I am middle class. Grew up middle class in one of the poorest boroughs in London. My area had a little hub of rather hippy-ish middle class people. Their children (like me) all made the most of the various groups in the area: we all joined the Woodcraft Folk (the hippy version of the Guides/Scouts), all learnt instruments at the very brilliant music academy in the borough; we joined the theatre groups on Sundays and did sports or whatever other things were available.
Up the road, by the high street it was rough and rather poor. My junior school was very mixed, but had all the children from the very middle-class bit in it.
My mother, rather like you I suspect, had rather idealised – good really – thoughts about what society and education should be. She was furious when, towards the end of my primary education, all the parents of the other middle class children at my school started signing their children up for schools further away or to private schools. My mother thought that we should, no matter our backgrounds, all attend the same local schools. That (and she was arguably correct in this) that if those from middle class backgrounds attended the local schools then those schools would benefit from that.
My parents were divorced. My father wanted to send me to a public school in central London. If not there, then at least a school in a neighbouring borough that had an incredible reputation. My mother was furious that he dare suggest it. She persuaded me that I should go to my local school. It was rather easy to do, I was 11 and she pointed out that it was a ten minute walk away: that I could be back home before 4pm and have the evening to play. I chose that. It was a dreadful mistake.
My secondary school was rough. It was ranked as one of the worst in the country. There were muggings and violence in the corridors. Some of our teachers were great, but most had either given up completely or just acted as crowd control. Lessons were mostly disrupted by shouting, violence, and other such things. Even when the teachers were brilliant there were issues. I had some wonderful English teachers, who really inspired me to write, but the Head of English decided that splitting the year into sets based upon ability was elitist and unfair. The school had something like 20% of students recent immigrants and 60% whose first language wasn’t English. Now that’s great, education for them is vital and some did really well. But it did rather disadvantage the rest of the class when we had to go at the speed and ability of the less able. I spent an awful lot of time be told to do ‘quiet reading’ or to write a poem. The English department had also decided that grammar was too much and so didn’t teach it. Something I still struggle with the effects of to this day, and any I have is self-taught. (Incidentally my dyslexia wasn’t picked up on until university as nobody noticed).
Kids often struggled too by having even the smallest thought of learning beaten out of them (often physically) by parents who would tell them that something like wanting to learn to read was ‘poncy’ of them and who did they think there were?!

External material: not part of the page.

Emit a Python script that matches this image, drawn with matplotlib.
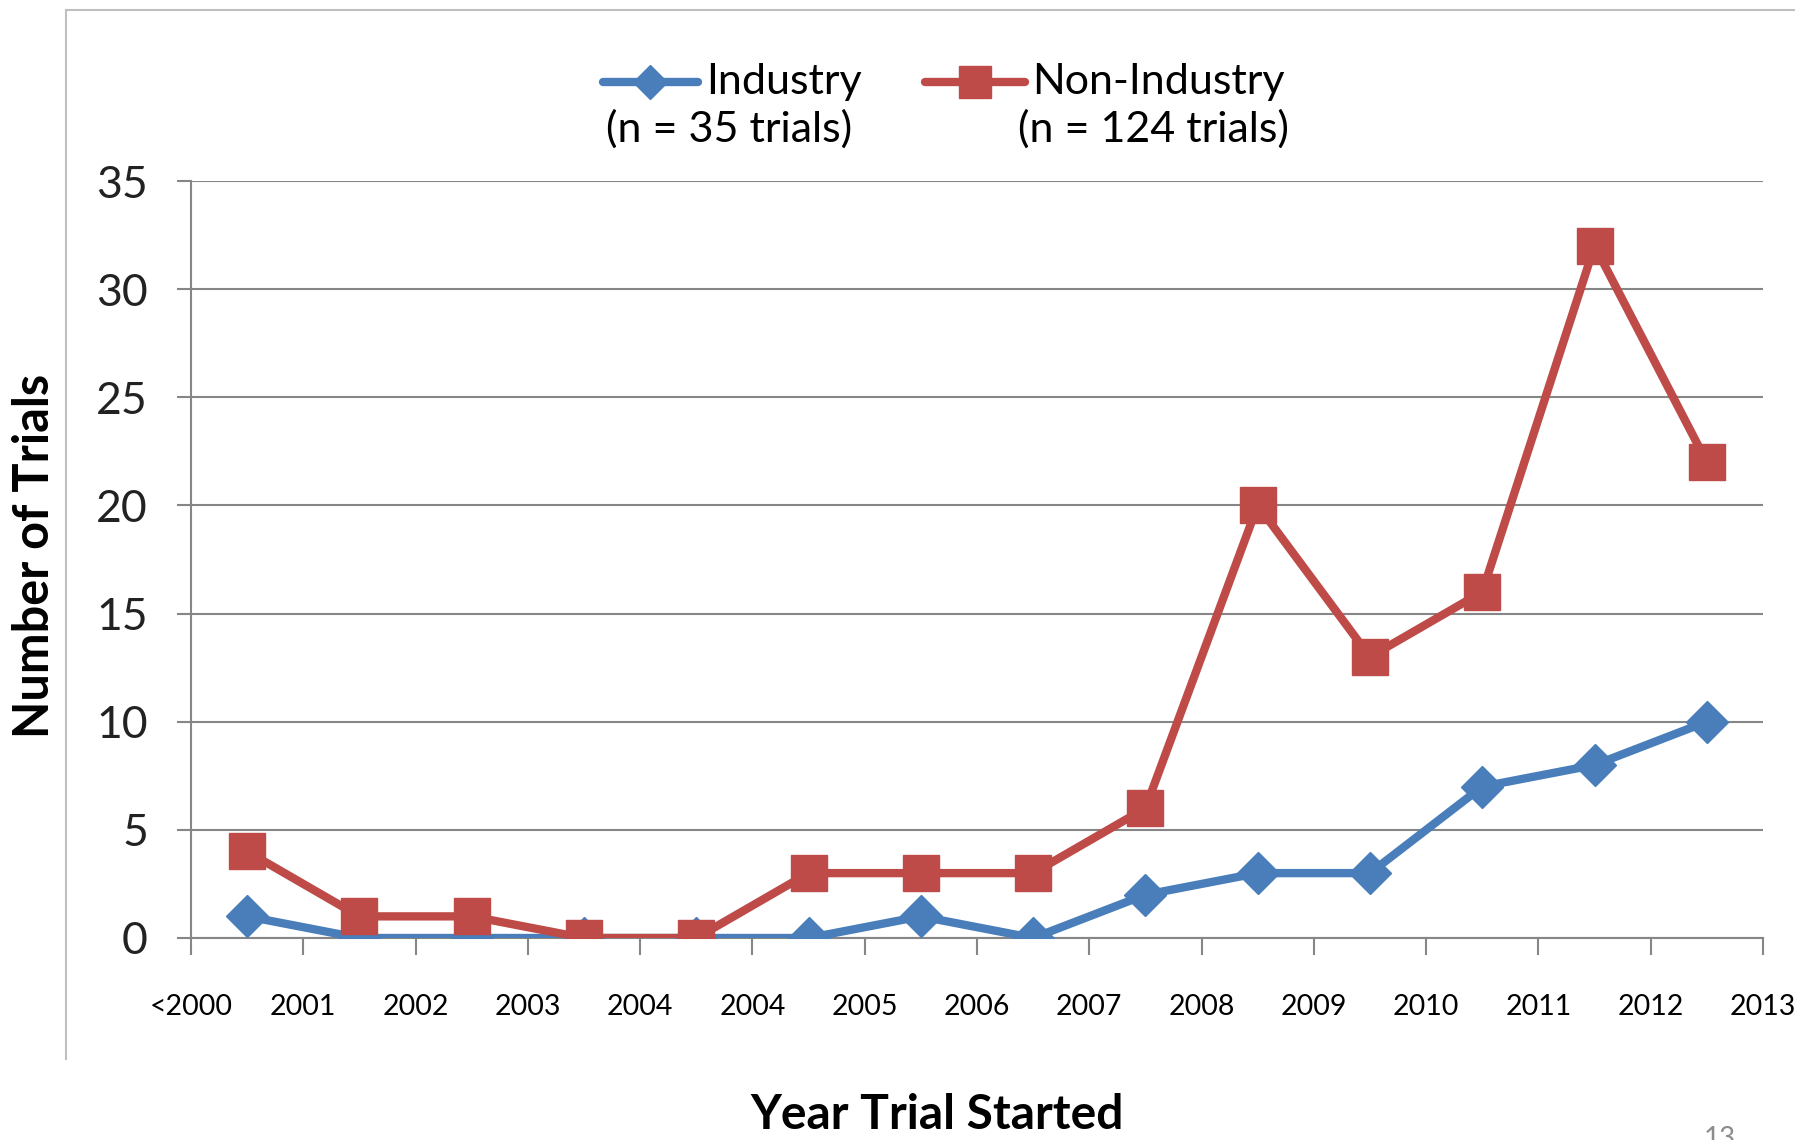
import matplotlib
matplotlib.use("Agg")
import matplotlib.pyplot as plt
from matplotlib.lines import Line2D
import numpy as np

# trial counts per start-year bin
years = ['<2000', '2001', '2002', '2003', '2004', '2004', '2005', '2006',
         '2007', '2008', '2009', '2010', '2011', '2012', '2013']
industry = [1, 0, 0, 0, 0, 0, 1, 0, 2, 3, 3, 7, 8, 10]
non_industry = [4, 1, 1, 0, 0, 3, 3, 3, 6, 20, 13, 16, 32, 22]

blue = '#4a7ebb'
red = '#be4b48'
grey = '#868686'

plt.rcParams['font.family'] = ['Lato', 'DejaVu Sans']

W, H = 1795, 1140
fig = plt.figure(figsize=(W / 100, H / 100), dpi=100)


def fx(px):
    return px / W


def fy(py):
    return 1 - py / H


ax = fig.add_axes([fx(191), fy(938), fx(1763) - fx(191), fy(181) - fy(938)])

x = np.arange(len(industry)) + 0.5
ax.plot(x, industry, color=blue, lw=6, marker='D', ms=21,
        mfc=blue, mec=blue, mew=1, zorder=3)
ax.plot(x, non_industry, color=red, lw=6, marker='s', ms=26,
        mfc=red, mec=red, mew=1, zorder=4)

ax.set_xlim(0, len(industry))
ax.set_ylim(0, 35)
ax.set_yticks(range(0, 36, 5))
ax.set_xticks(range(len(years)))
ax.set_xticklabels(years, fontsize=20.5)
ax.tick_params(axis='x', length=12, width=1.5, color=grey, pad=28)
ax.tick_params(axis='y', length=10, width=1.5, color=grey, pad=21,
               labelsize=32)

ax.grid(axis='y', color=grey, lw=1.5)
ax.set_axisbelow(True)
for s in ['top', 'right']:
    ax.spines[s].set_visible(False)
for s in ['left', 'bottom']:
    ax.spines[s].set_color(grey)
    ax.spines[s].set_linewidth(1.5)
for lab in ax.get_yticklabels():
    lab.set_color('#222222')

# axis titles
fig.text(fx(35), fy(556), 'Number of Trials', rotation=90, fontsize=35,
         fontweight='bold', ha='center', va='center')
fig.text(fx(937), fy(1115), 'Year Trial Started', fontsize=34.5,
         fontweight='bold', ha='center', va='center')

# legend drawn by hand
fig.add_artist(Line2D([fx(603), fx(698)], [fy(82), fy(82)], color=blue, lw=6,
                      solid_capstyle='round'))
fig.add_artist(Line2D([fx(650)], [fy(82)], marker='D', ms=17, color=blue, lw=0))
fig.add_artist(Line2D([fx(925), fx(1025)], [fy(82), fy(82)], color=red, lw=6,
                      solid_capstyle='round'))
fig.add_artist(Line2D([fx(975)], [fy(82)], marker='s', ms=23, color=red, lw=0))
fig.text(fx(706), fy(82), 'Industry', fontsize=31, ha='left', va='center')
fig.text(fx(606), fy(129), '(n = 35 trials)', fontsize=31, ha='left', va='center')
fig.text(fx(1032), fy(82), 'Non-Industry', fontsize=31, ha='left', va='center')
fig.text(fx(1289), fy(129), '(n = 124 trials)', fontsize=31, ha='right', va='center')

# frame around the chart
fig.add_artist(Line2D([fx(66), fx(66)], [fy(10), fy(1059)], color='#bfbfbf', lw=1.5))
fig.add_artist(Line2D([fx(66), 1], [fy(10), fy(10)], color='#bfbfbf', lw=1.5))

# slide number
fig.text(fx(1720), fy(1126), '13', fontsize=20, color='#8c8c8c',
         ha='center', va='top')

fig.savefig('out.png', dpi=100)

During my time at school I was bullied regularly. My name was rarely used, I was ‘poshy’ or ‘boffin’. There was violence in corridors and to teachers. Lunchtimes were regularly cancelled when fights between our school and the neighbouring school broke out on the streets around the school (police, knives, etc) and those not outside were locked in the school grounds to keep us safe. I was once mugged one night by a group of 5 very large hooded men. I recognised them from my school and my mother made me report them to the police and the head teacher. The next day they stormed into my classroom, pushed the teacher out of the way, pushed me up against the wall and told me what awful things they’d do to me if I spoke to the police again.
Some of us made it out. Of those of us who were bright and had supportive parents many went on to sixth form (thankfully our secondary school didn’t have one and so we had no choice but to go elsewhere) and a good number went on to University. But, looking at my form class (those I know of), three are pharmacists, two used to work on the local market, one is an estate agent, several work in their parents shops or building businesses, a few are teachers, there are two nurses and a doctor, one was sent to Bangladesh before taking her GCSEs (she never did) and came back married to a man 15 years older than her, one was stabbed to death when he was 19, three were convicted of gang rape and went to prison, one is still in prison for armed robbery, and one was sentenced for the murder of a homeless man who he and a gang of friends beat to death for ‘looking at him’. And me, who did ok, but still struggle from a fundamental hole in my key education.
Except for one, all of those who went on to sixth form and then university all left the area the moment they could. We still say that we ‘escaped’.
Of the middle class kids from my primary school who were sent to other (‘better’) schools, one is a professional cellist, one a successful actress, two are doctors, three teachers, one is a film producer, one a conservationist, one a barrister, two are solicitors, one a research scientist, one a lecturer, two architects, a few run businesses, and one released two best selling albums before moving into film, and one seems to never have quite finished her gap year travels (20 years on). The rest have normal ‘middle-class’ jobs.
Absolutely, my mother was right – you are right – it shouldn’t be this way and something needs to change. The system is desperately unfair. Unfortunately, my mother’s response was to make me a sacrificial lamb to prove her socialist ideals. Good for her, but it damaged me. My children will go to a state school. But they will go to the best state school we can find in the area and, if they all turn out to be dreadful, then we will see whether there is any way at all we can afford to pay for their education, or, if not, move.